1. The speaker is an African American by the name of Ta- Nehishi Coates. In the first paragraph Coates himself writes, “ My father’s name is William Paul Coates. I, like my six brothers and sisters, have always addressed him as Dad” ,besides stating that he has siblings and a dad he is also married.
  2. The occasion is to bring awareness to the situation in which players were called on to stop using “the worst and most derogatory word” after incidents regarding the Miami Dolphins, the Los Angeles Clippers and the Philadelphia Eagles leading up to a funeral of the word in Detroit .  As Coates explains the meaning of a word deprives from the context and the main problem is that black people are exempted from a basic rule of communication.
  3. The audience Coates is trying to reach out to African Americans because he mentions the word “we”.

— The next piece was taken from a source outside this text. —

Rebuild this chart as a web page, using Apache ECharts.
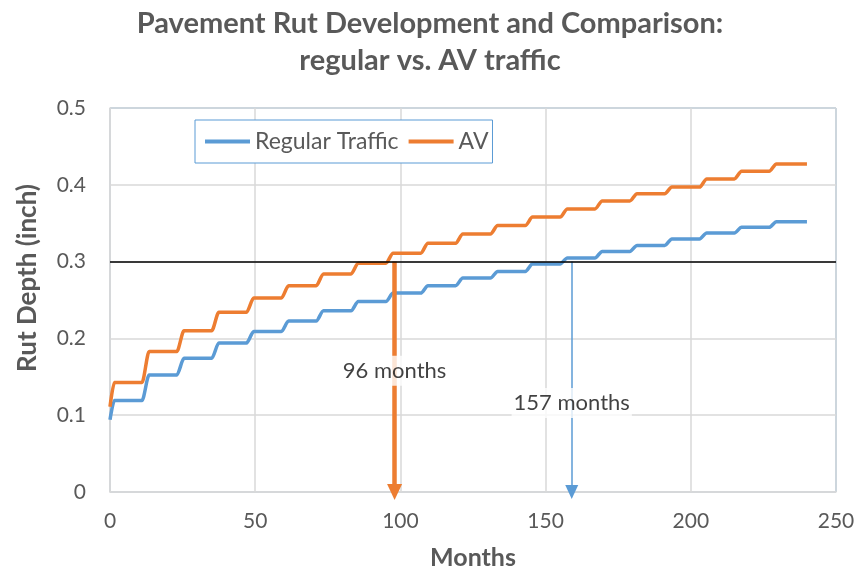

  4. The purpose is to emphasize that whether inappropriate words are said it’s the context and relationship it comes from that gives the word meaning like how two of his Jewish friends joked that I’d “make a good Jew”, gay men laughing as they referred to one another “faggots’ and how his wife and her friends referred to each other as “bitch”. But basically to point out that It would have been a different story if the words were being used in a different context being offensive.
  5. The tone is serious while Coates expresses that they are being excluded from a basic rule of communication for example he states, that n*gger ” is different because it is attached to one of the most vibrant cultures in the Western world. And yet the culture is inextricably linked to the violence that birthed us”.
  6. I agree that we depend on context in order to deprive the meaning of a word, it is different when your friend addresses you as “bitch” than when a stranger who’s frustrated addresses you like that. Also when he states that he has never called his father Billy, even if strangers or friends addressed his father as Billy he shouldn’t address his father like that because there are words sometimes said simply as a sign of respect.